- _Task description_: Reproduce exactly, with no pictures, each line from the opening of the material down through the line containing "var punktFarben = ['#c6d6ec', '#e8bdbc'];".

* BEGIN Exercise inputs *

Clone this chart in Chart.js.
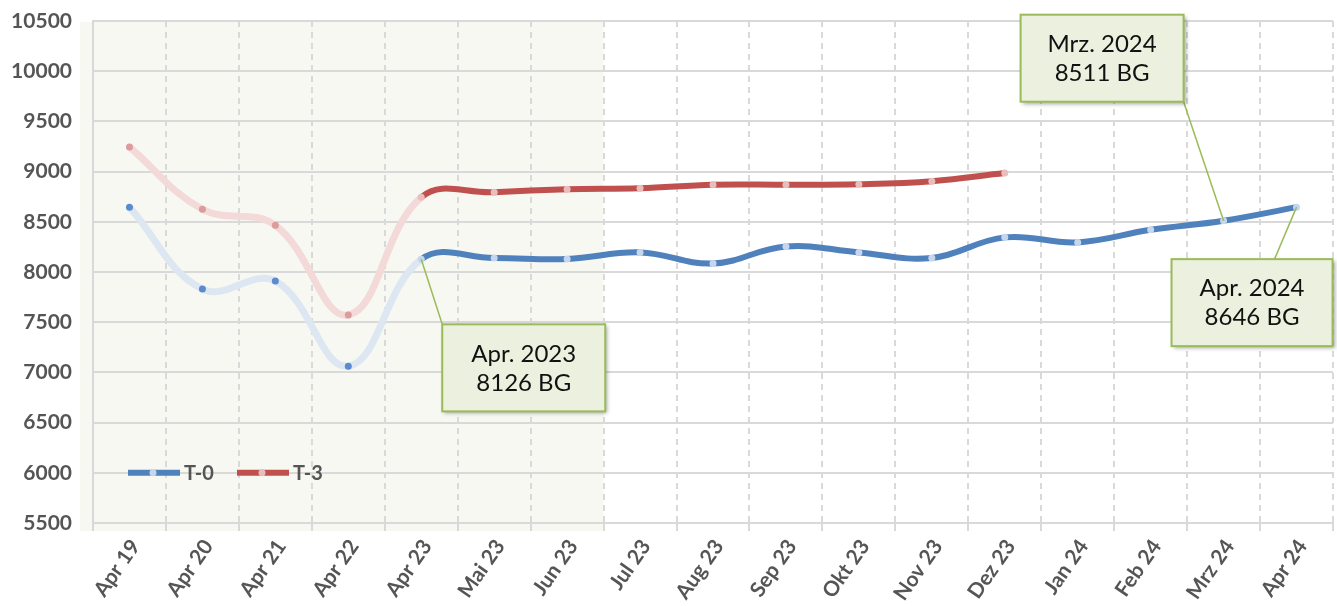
<!DOCTYPE html>
<html>
<head>
<meta charset="utf-8">
<script src="https://cdn.jsdelivr.net/npm/chart.js@4/dist/chart.umd.min.js"></script>
<style>
  html, body { margin: 0; padding: 0; background: #fff; }
  #wrap { width: 1337px; height: 606px; }
</style>
</head>
<body>
<div id="wrap"><canvas id="myLineChart"></canvas></div>
<script>
// Daten
var monate = ['Apr 19', 'Apr 20', 'Apr 21', 'Apr 22', 'Apr 23', 'Mai 23', 'Jun 23', 'Jul 23', 'Aug 23',
  'Sep 23', 'Okt 23', 'Nov 23', 'Dez 23', 'Jan 24', 'Feb 24', 'Mrz 24', 'Apr 24'];
var t0 = [8646, 7830, 7910, 7062, 8126, 8140, 8130, 8195, 8085, 8255, 8195, 8140, 8345, 8295, 8420, 8511, 8646];
var t3 = [9245, 8625, 8465, 7572, 8745, 8795, 8825, 8835, 8870, 8870, 8875, 8905, 8985, null, null, null, null];
var yTicks = [5500, 6000, 6500, 7000, 7500, 8000, 8500, 9000, 9500, 10000, 10500];
var hinweisIndex = [4, 15, 16];
var hinweisText = [['Apr. 2023', '8126 BG'], ['Mrz. 2024', '8511 BG'], ['Apr. 2024', '8646 BG']];

var FONT = 'Lato, "Open Sans", sans-serif';
var GRAU = '#555555';
var punktFarben = ['#c6d6ec', '#e8bdbc'];

// Boxen der Hinweise: Versatz zum Punkt (links, oben) und Ankerpunkt der Linie am Kasten
var boxLayout = [
  { dx: 21, dy: 65, w: 163, h: 87, ax: 0, ay: 0 },
  { dx: -203, dy: -206, w: 163, h: 87, ax: 163, ay: 87 },
  { dx: -125, dy: 52, w: 161, h: 87, ax: 103, ay: 0 }
];

// Hintergrund-Fläche (Jahreswerte bis Jun 23)
var flaeche = {
  id: 'flaeche',
  beforeDraw: function (chart) {
    var c = chart.ctx, a = chart.chartArea, x = chart.scales.x;
    var rechts = (x.getPixelForValue(6) + x.getPixelForValue(7)) / 2;
    c.save();
    c.fillStyle = '#f8f8f3';
    c.fillRect(a.left - 13, a.top + 1, rechts - a.left + 13, a.bottom - a.top + 7);
    c.restore();
  }
};

// Legende im Diagramm
var legende = {
  id: 'legende',
  afterDraw: function (chart) {
    var c = chart.ctx;
    var y = chart.scales.y.getPixelForValue(6000);
    var xs = [128, 237];
    c.save();
    chart.data.datasets.forEach(function (ds, i) {
      var x = xs[i];
      c.strokeStyle = ds.borderColor;
      c.lineWidth = 6;
      c.beginPath(); c.moveTo(x, y); c.lineTo(x + 52, y); c.stroke();
      c.fillStyle = punktFarben[i];
      c.beginPath(); c.arc(x + 25, y, 3.5, 0, Math.PI * 2); c.fill();
      c.fillStyle = GRAU;
      c.font = 'bold 20px ' + FONT;
      c.textBaseline = 'middle';
      c.fillText(ds.label, x + 56, y + 1);
    });
    c.restore();
  }
};

// Hinweiskästen
var hinweise = {
  id: 'hinweise',
  afterDatasetsDraw: function (chart) {
    var c = chart.ctx, xs = chart.scales.x, ys = chart.scales.y;
    c.save();
    hinweisIndex.forEach(function (idx, i) {
      var px = xs.getPixelForValue(idx), py = ys.getPixelForValue(t0[idx]);
      var b = boxLayout[i];
      var bx = px + b.dx, by = py + b.dy;
      c.strokeStyle = '#9bbb59';
      c.lineWidth = 1.5;
      c.beginPath(); c.moveTo(px, py); c.lineTo(bx + b.ax, by + b.ay); c.stroke();
      c.shadowColor = 'rgba(0,0,0,0.35)';
      c.shadowBlur = 4; c.shadowOffsetX = 2; c.shadowOffsetY = 2;
      c.fillStyle = '#ebf1de';
      c.fillRect(bx, by, b.w, b.h);
      c.shadowColor = 'transparent';
      c.lineWidth = 2;
      c.strokeRect(bx, by, b.w, b.h);
      c.fillStyle = '#111';
      c.font = '24px ' + FONT;
      c.textAlign = 'center';
      c.textBaseline = 'middle';
      c.fillText(hinweisText[i][0], bx + b.w / 2, by + b.h / 2 - 14);
      c.fillText(hinweisText[i][1], bx + b.w / 2, by + b.h / 2 + 15);
    });
    c.restore();
  }
};

var ctx = document.getElementById('myLineChart').getContext('2d');
var myLineChart = new Chart(ctx, {
  type: 'line',
  data: {
    labels: monate,
    datasets: [
      {
        label: 'T-0',
        data: t0,
        borderColor: '#4f81bd',
        borderWidth: 6,
        pointRadius: 3.5,
        pointBorderWidth: 0,
        pointBackgroundColor: function (c) { return c.dataIndex < 4 ? '#5b8bcf' : punktFarben[0]; },
        tension: 0.4,
        segment: {
          borderColor: function (c) { return c.p0DataIndex < 4 ? '#dde7f2' : '#4f81bd'; },
          borderWidth: function (c) { return c.p0DataIndex < 4 ? 7 : 6; }
        },
        fill: false
      },
      {
        label: 'T-3',
        data: t3,
        borderColor: '#c0504d',
        borderWidth: 6,
        pointRadius: 3.5,
        pointBorderWidth: 0,
        pointBackgroundColor: function (c) { return c.dataIndex < 4 ? '#dc9c9b' : punktFarben[1]; },
        tension: 0.4,
        segment: {
          borderColor: function (c) { return c.p0DataIndex < 4 ? '#f3d9d8' : '#c0504d'; },
          borderWidth: function (c) { return c.p0DataIndex < 4 ? 7 : 6; }
        },
        fill: false
      }
    ]
  },
  options: {
    responsive: true,
    maintainAspectRatio: false,
    animation: false,
    layout: { padding: { top: 21, right: 2, left: 0, bottom: 0 } },
    scales: {
      x: {
        offset: true,
        afterFit: function (s) { s.height = 83; s.paddingLeft = 0; s.paddingRight = 0; },
        grid: {
          offset: true,
          color: '#d9d9d9',
          lineWidth: 2,
          tickLength: 8,
          drawOnChartArea: true
        },
        border: { display: true, color: '#d9d9d9', width: 2, dash: [6, 5] },
        ticks: {
          color: GRAU,
          font: { family: FONT, size: 21, weight: 'bold' },
          maxRotation: 55,
          minRotation: 55,
          autoSkip: false,
          labelOffset: 6,
          padding: 4
        }
      },
      y: {
        min: 5500,
        max: 10500,
        afterFit: function (s) { s.width = 93; s.paddingTop = 0; s.paddingBottom = 0; },
        afterBuildTicks: function (s) { s.ticks = yTicks.map(function (v) { return { value: v }; }); },
        grid: { color: '#d9d9d9', lineWidth: 2, drawTicks: false },
        border: { display: true, color: '#d9d9d9', width: 2 },
        ticks: {
          color: GRAU,
          font: { family: FONT, size: 21, weight: 'bold' },
          padding: 21,
          callback: function (v) { return String(v); }
        }
      }
    },
    plugins: {
      legend: { display: false },
      tooltip: { enabled: false }
    }
  },
  plugins: [flaeche, legende, hinweise]
});
</script>
</body>
</html>
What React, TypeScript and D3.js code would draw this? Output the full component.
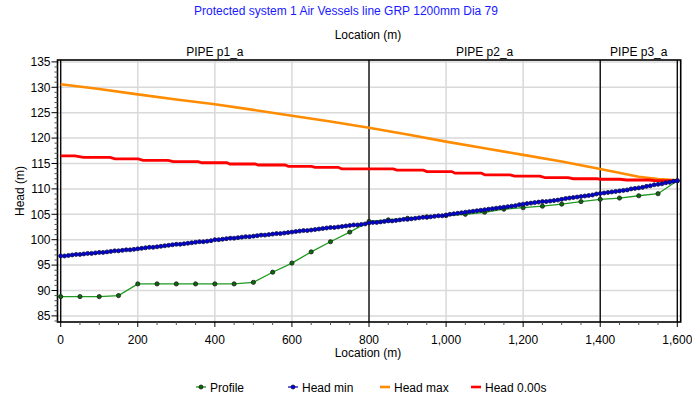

* END Exercise inputs *

- _The reply_:
Clone this chart in Chart.js.
<!DOCTYPE html>
<html>
<head>
<meta charset="utf-8">
<script src="https://cdn.jsdelivr.net/npm/chart.js@4/dist/chart.umd.min.js"></script>
<style>
  html, body { margin: 0; padding: 0; background: #fff; }
  #wrap { width: 1337px; height: 606px; }
</style>
</head>
<body>
<div id="wrap"><canvas id="myLineChart"></canvas></div>
<script>
// Daten
var monate = ['Apr 19', 'Apr 20', 'Apr 21', 'Apr 22', 'Apr 23', 'Mai 23', 'Jun 23', 'Jul 23', 'Aug 23',
  'Sep 23', 'Okt 23', 'Nov 23', 'Dez 23', 'Jan 24', 'Feb 24', 'Mrz 24', 'Apr 24'];
var t0 = [8646, 7830, 7910, 7062, 8126, 8140, 8130, 8195, 8085, 8255, 8195, 8140, 8345, 8295, 8420, 8511, 8646];
var t3 = [9245, 8625, 8465, 7572, 8745, 8795, 8825, 8835, 8870, 8870, 8875, 8905, 8985, null, null, null, null];
var yTicks = [5500, 6000, 6500, 7000, 7500, 8000, 8500, 9000, 9500, 10000, 10500];
var hinweisIndex = [4, 15, 16];
var hinweisText = [['Apr. 2023', '8126 BG'], ['Mrz. 2024', '8511 BG'], ['Apr. 2024', '8646 BG']];

var FONT = 'Lato, "Open Sans", sans-serif';
var GRAU = '#555555';
var punktFarben = ['#c6d6ec', '#e8bdbc'];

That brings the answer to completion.